9.9. Voting Representatives. Voting representatives of BDP to SCCDCC and CDP regional endorsement meetings shall be appointed each time by the Steering Committee and in accordance with the SCCDCC’s or CDP’s bylaws as applicable. In general for BDP will have the opportunity to appoint one representative, resident in the Assembly District and duly registered as a member of the Democratic Party of California, for each full (not a fraction thereof) 20 members in good standing registered to vote in the Assembly District who were listed on the roster submitted per section 9.8.1 above.

Article 10 - Amendment of These Bylaws

10.1. Amendments to the bylaws may be proposed by a member of the Steering Committee and if the Steering Committee approves, put to a vote at a General Membership meeting if a copy of the proposed amendment is sent to all members in good standing at least fifteen (15) days ahead of the meeting date.

10.2. Amendments may also be proposed by the general BPD membership in the following manner: the proposed amendment shall be submitted to a regular meeting of the Steering Committee, in writing and signed by at least ten (10%) percent of the members in good standing. The Steering Committee may recommend changes, approval or disapproval and shall issue a recommendation within thirty (30) days of submission. Within ten (10) days of the date the recommendation is issued, the membership will be sent a copy of the amendment, the recommendation, and notice of a meeting at which the amendment will be considered. The General Membership shall vote on proposed revisions at the next regularly scheduled meeting with at least fifteen (15) days notice, or a special meeting may be called.

10.3. Proposed changes must be voted on in an up-or-down vote.
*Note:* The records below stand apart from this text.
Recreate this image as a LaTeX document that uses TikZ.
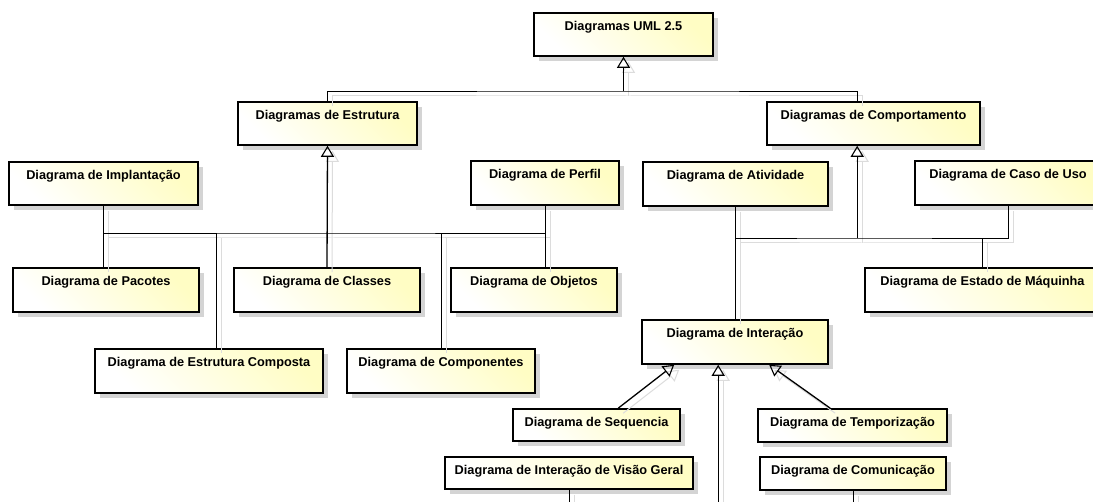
\documentclass[tikz,border=0pt]{standalone}
\usepackage{fontspec}
\setmainfont{Liberation Sans}
\usetikzlibrary{arrows.meta,calc,fit,shadows}

\definecolor{boxyellow}{RGB}{255,253,196}
\definecolor{boxshade}{RGB}{212,212,212}
\definecolor{lineshade}{RGB}{220,220,220}

\tikzset{
  umlbox/.style={draw=black, line width=1.6pt, inner sep=0pt,
    left color=white, right color=boxyellow, shading angle=135,
    drop shadow={shadow xshift=5pt, shadow yshift=-5.5pt, fill=boxshade, draw=none, opacity=1}},
  lbl/.style={font=\bfseries\fontsize{12.75}{15}\selectfont, inner sep=0pt, anchor=base},
  conn/.style={draw=black, line width=0.9pt},
  gen/.style={draw=black, line width=1.3pt,
    -{Triangle[open, length=11pt, width=13pt, line width=1.1pt]}},
}

% one class box: name, left, top, right, bottom, caption
\newcommand\umlitem[6]{%
  \node[umlbox, fit={(#2,#3) (#4,#5)}] (#1) {};
  \node[lbl] (#1-t) at ($(#1.north)+(0,18.5)$) {#6};
}

% every connector of the hierarchy
\newcommand\links{%
  \draw[gen] (barA) -- (uml.south);
  \draw[conn] (estr.north) |- (barA) -| (compT);
  \draw[gen] (classes.north) -- (estr.south);
  \draw[conn] (impl.south) |- (barB) -| (perfil.south);
  \draw[conn] (pac.north -| impl.south) -- (impl.south |- barB);
  \draw[conn] (obj.north -| perfil.south) -- (perfil.south |- barB);
  \draw[conn] (ecompT) -- (ecompT |- barB);
  \draw[conn] (compon.north) -- (compon.north |- barB);
  \draw[gen] (barC) -- (compB);
  \draw[conn] (ativ.south) |- (barC) -| (caso.south);
  \draw[conn] (inter.north) -- (inter.north |- barC);
  \draw[conn] (estado.north) -- (estado.north |- barC);
  \draw[gen] (seqT) -- (interL);
  \draw[gen] (tempT) -- (interR);
  \draw[gen] (tailC) -- (interC);
  \draw[conn] (visao.south) -- (visao.south |- tailC);
  \draw[conn] (comun.south) -- (comun.south |- tailC);
}

\begin{document}
\begin{tikzpicture}[x=1pt, y=-1pt]
  \useasboundingbox (0,0) rectangle (1093,502);
  \clip (0,0) rectangle (1093,502);
  \fill[white] (0,0) rectangle (1093,502);

  % boxes
  \umlitem{uml}{534}{13}{713}{56}{Diagramas UML 2.5}
  \umlitem{estr}{238}{102}{417}{145}{Diagramas de Estrutura}
  \umlitem{comp}{767}{102}{980}{145}{Diagramas de Comportamento}
  \umlitem{impl}{9}{162}{198}{205}{Diagrama de Implantação}
  \umlitem{perfil}{471}{161}{619}{205}{Diagrama de Perfil}
  \umlitem{pac}{13}{268}{199}{312}{Diagrama de Pacotes}
  \umlitem{classes}{234}{268}{420}{312}{Diagrama de Classes}
  \umlitem{obj}{451}{268}{617}{312}{Diagrama de Objetos}
  \umlitem{ecomp}{95}{349}{323}{393}{Diagrama de Estrutura Composta}
  \umlitem{compon}{347}{349}{535}{393}{Diagrama de Componentes}
  \umlitem{ativ}{643}{162}{828}{206}{Diagrama de Atividade}
  \umlitem{caso}{915}{161}{1101}{205}{Diagrama de Caso de Uso}
  \umlitem{estado}{865}{268}{1100}{312}{Diagrama de Estado de Máquinha}
  \umlitem{inter}{642}{320}{828}{364}{Diagrama de Interação}
  \umlitem{seq}{513}{409}{680}{441}{Diagrama de Sequencia}
  \umlitem{temp}{758}{409}{947}{442}{Diagrama de Temporização}
  \umlitem{visao}{445}{457}{693}{489}{Diagrama de Interação de Visão Geral}
  \umlitem{comun}{760}{457}{946}{490}{Diagrama de Comunicação}

  % junction points of the connectors
  \coordinate (barA) at (uml.south |- 0,91);
  \coordinate (compT) at ($(comp.north west)+(91,0)$);
  \coordinate (compB) at ($(comp.south west)+(91,0)$);
  \coordinate (barB) at (estr.south |- 0,233);
  \coordinate (barC) at (compB |- 0,238);
  \coordinate (ecompT) at ($(ecomp.north west)+(122,0)$);
  \coordinate (seqT) at ($(seq.north west)+(106,0)$);
  \coordinate (interL) at ($(inter.south west)+(33,0)$);
  \coordinate (tempT) at ($(temp.north west)+(73,0)$);
  \coordinate (interR) at ($(inter.south west)+(128,0)$);
  \coordinate (interC) at ($(inter.south west)+(77,0)$);
  \coordinate (tailC) at (interC |- 0,515);

  % soft shadow of the connectors
  \begin{scope}[transform canvas={xshift=5pt, yshift=-5pt},
      conn/.style={draw=lineshade, line width=1pt},
      gen/.style={draw=lineshade, line width=1pt,
        -{Triangle[open, length=11pt, width=13pt, line width=1pt]}}]
    \links
  \end{scope}

  % connectors
  \links
\end{tikzpicture}
\end{document}
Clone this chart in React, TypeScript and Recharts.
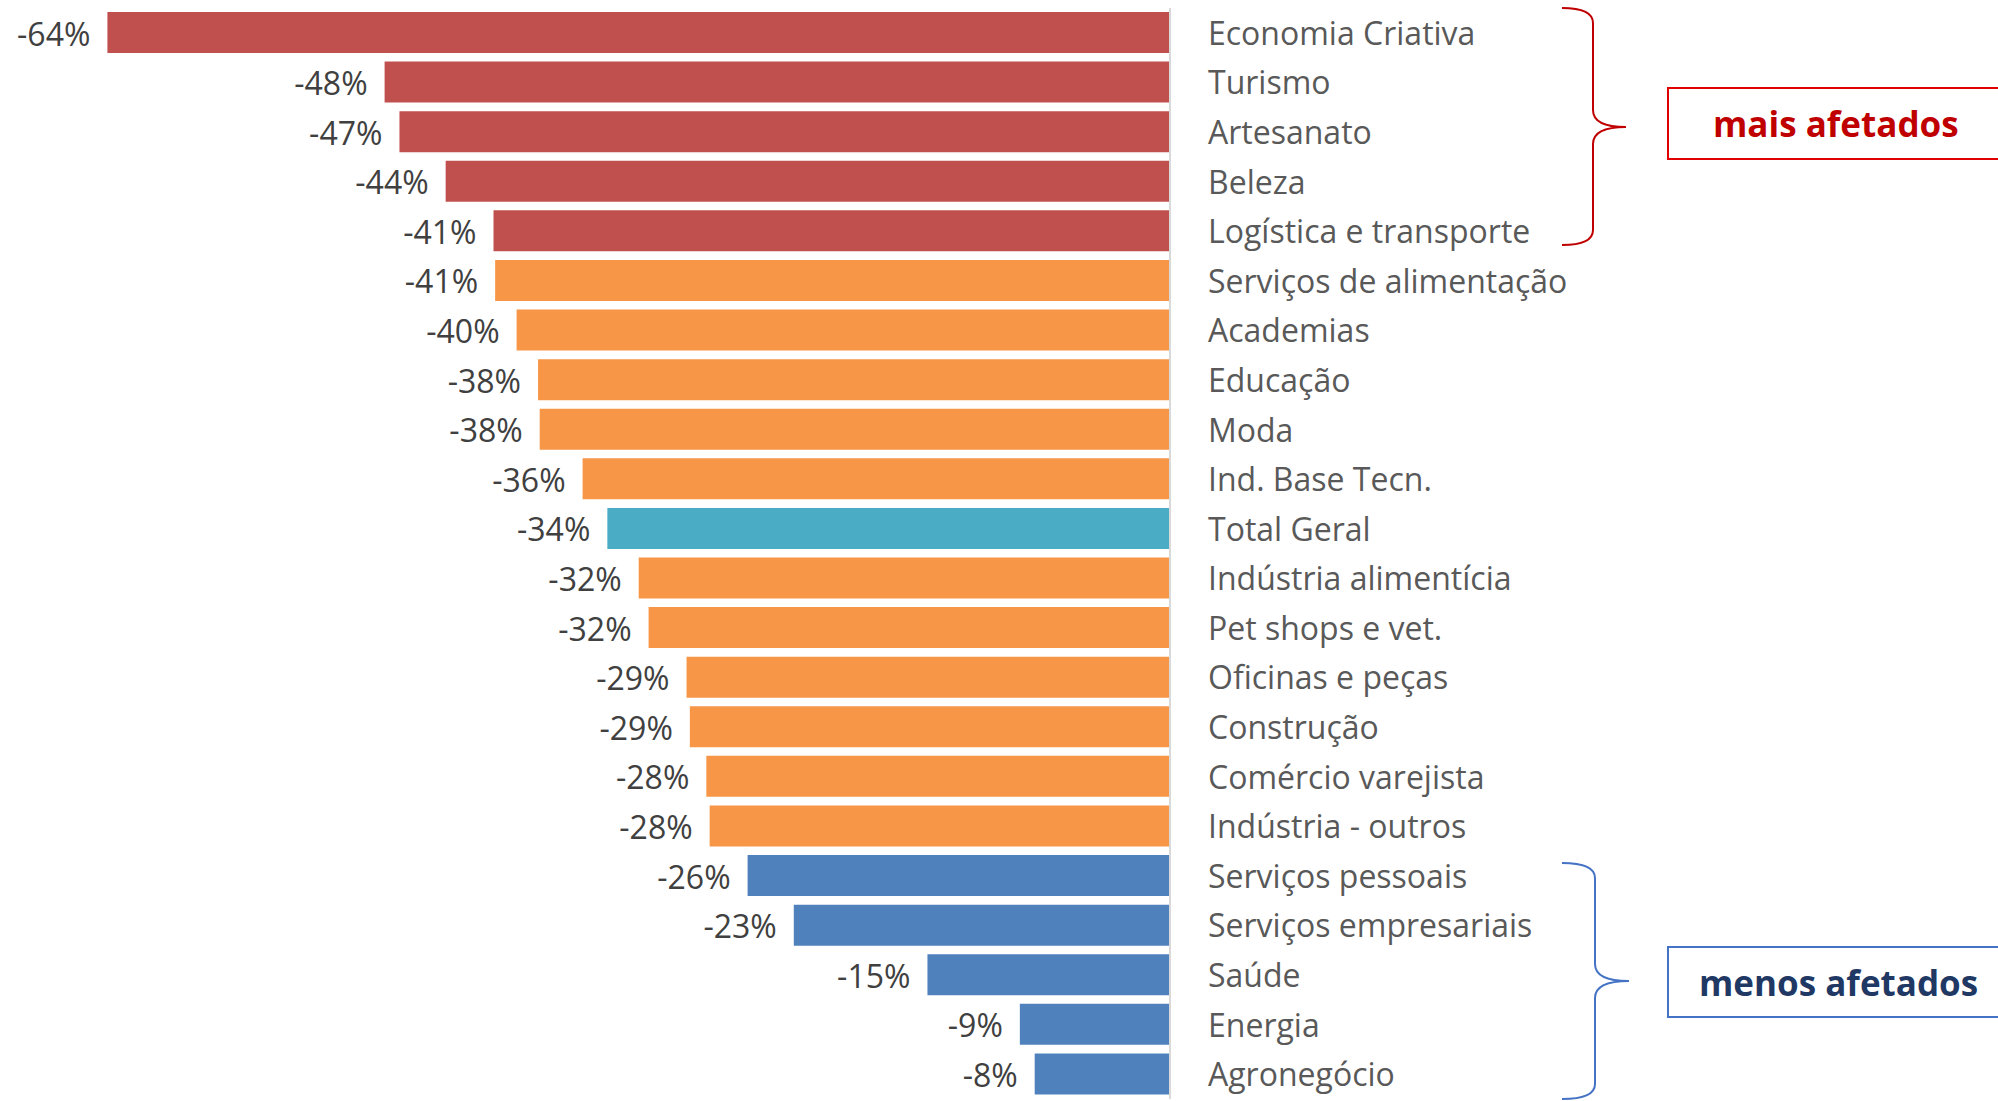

No amendments to the proposed amendments will be accepted from the floor. Should the changes be voted down, the Steering Committee may take input from the membership to submit a revised version at a future meeting that is acceptable. All proposed Bylaws amendments must go through the vetting and notification process outlined in Sections 10.1 and 10.2 above.

10.4. Adoption of amendments shall require the establishment of a quorum and a two-thirds vote of members in good standing present and voting, a quorum being present, and shall take effect immediately unless otherwise stated in the amendment.

Article 11 - Dissolution

11.1. Dissolution of BPD requires unanimous approval of the Steering Committee and approval of two-thirds of members in good standing.

11.2. In the event of a termination or dissolution of BPD, regardless of circumstances, any funds held by BPD after satisfaction of all debts shall be distributed first pro rata to each member of BPD in good standing in an amount not to exceed the sum most recently paid as dues by such member. Any remaining sums will be transferred to a politically-oriented nonprofit organization with prior approval of the Steering Committee.